The coroner’s report records how the agency phoned Joseph on the evening of his suicide attempt, telling him that because he had overpaid by $800, he had to write a letter so his former partner could get the money – otherwise it would go in administrative costs. He was told he could not have it back.

Joseph drank a poison known as Lethabarb. It took him 19 days to die.

The coroner’s report records that an attempt was made to identify the relevant agency officer “for the purposes of this inquest and to have him or her called as a witness”.

However, the coroner records that “secrecy provisions” meant the agency was not required to disclose any information. Agency representatives did not attend the inquest.

“Eight hundred dollars, that money would have eased things so much, made such a difference to his life,” his sister says.

“The next month the CSA wrote wanting to know why he wasn’t paying his child support.

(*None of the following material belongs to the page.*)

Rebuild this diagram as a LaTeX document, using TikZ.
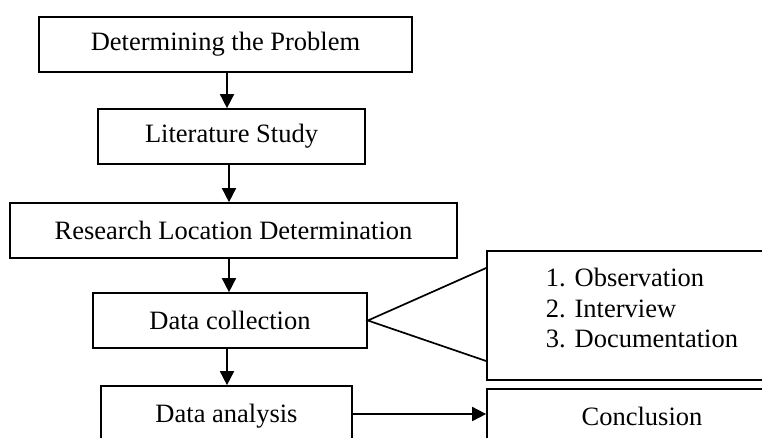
\documentclass[tikz,border=0pt]{standalone}
\usepackage{fontspec}
\setmainfont{Liberation Serif}
\usetikzlibrary{arrows.meta,calc}
\tikzset{
    box/.style={draw, line width=1.7pt, minimum height=55pt, inner sep=0pt},
    arr/.style={-{Triangle[width=14pt,length=14pt]}, line width=1.7pt}
}
\begin{document}
\begin{tikzpicture}[x=1pt, y=-1pt, font=\fontsize{26.5}{30.5}\selectfont]
    \clip (0,0) rectangle (762,437);
    \node[box, minimum width=373pt] (prob) at (225.5,44.5) {Determining the Problem};
    \node[box, minimum width=267pt] (lit) at (231.5,136.5) {Literature Study};
    \node[box, minimum width=447pt] (loc) at (233.5,230.5) {Research Location Determination};
    \node[box, minimum width=274pt] (coll) at (230,320.5) {Data collection};
    \node[box, minimum width=251pt, minimum height=60pt] (anal) at (226.5,416) {Data analysis};
    \node[box, minimum width=310pt, minimum height=129pt, align=left] (list) at (642,315.5)
        {1. Observation\\2. Interview\\3. Documentation\\[-16pt]};
    \node[box, minimum width=310pt] (concl) at (642,416.5) {Conclusion};
    \draw[arr] (prob.south -| 227,0) -- (lit.north -| 227,0);
    \draw[arr] (lit.south -| 229,0) -- (loc.north -| 229,0);
    \draw[arr] (loc.south -| 229,0) -- (coll.north -| 229,0);
    \draw[arr] (coll.south -| 227,0) -- (anal.north -| 227,0);
    \draw[line width=1.7pt] ($(list.west)+(0,-47.5)$) -- (coll.east) -- ($(list.west)+(0,45.5)$);
    \draw[arr] (anal.east |- 0,414) -- (concl.west |- 0,414);
\end{tikzpicture}
\end{document}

“How are we supposed to teach our children not to run people into the ground, humiliate and degrade them, just for your own benefit?”

The Child Support Agency

* Although it affects the lives of millions of Australians, studies show only half of the population has heard of the CSA. What many do not realise when they separate is that after the property and children are divided, it is just the start of their dramas. Non-custodial parents can lose as much as one-third of their gross income on a weekly basis until their children leave university. The body that calculates the payments, administers the transfers, and take punitive action against the non-payers is the CSA.

* Founded in 1988 with bipartisan support, the CSA has more that 1 million clients catering for about 1 million children. Including grandparents, but excluding siblings, it affects 6.5million people. There are 5000 to 6000 new cases a month. The cost of operation is $190 million and the saving in social security payments is estimated at $419 million; &1.324 billion is transferred each year.

* Many groups argue that the agency costs more than it saves because of its disincentives to work for both payers and payees. Depending on the method of calculation, unemployment among payers is 22 per cent to 32 per cent. About 192,000 payers earn less than $10,000 a year.

* The total child support debt is $455 million, and the CSA estimates 62 per cent of parents are in arrears.

* After tax, superannuation, Medicare, earning expenses, child support, access costs, rent and food, a non-custodial parent earning the average wage has %15 a week to meet all other expenses including gas and electricity.

* The formula is one of the most contentious aspects of the CSA. The percentages are calculated on gross income but taken out of net income. There is, however, a safety-net minimum that must be left to the parent: an amount equal to the single unemployment benefit.
The payment formula works out as follows:
One child: 18 per cent of gross income after the single unemployment benefit has been deducted.
Two children: 27 per cent.
Three: 32 per cent.
Four: 34 per cent.
Five or more: 36 per cent.

* The Commonwealth Ombudsman has consistently criticised the CSA for complexity. There are 7500 formal complaints made each year, including 2282 via the minister’s office or parliament last year. Only five out of every 1000 complaints are upheld. Although the FamilyCourt is the relevant court of appeal, only 0.28 per cent of child support cases have been ordered by the court, with the remaining cases being governed by CSA rulings.

* There are 1200 cases before the CSA litigation unit. The CSA intercepts $47 million in tax returns each year.

* 92.2% of payers are men and the rest women, an increasing number of whom are in default.

Although there are concerns that the CSA is contributing to high suicide rates among separated men, the agency claims not to know how many of its paying parents are affected.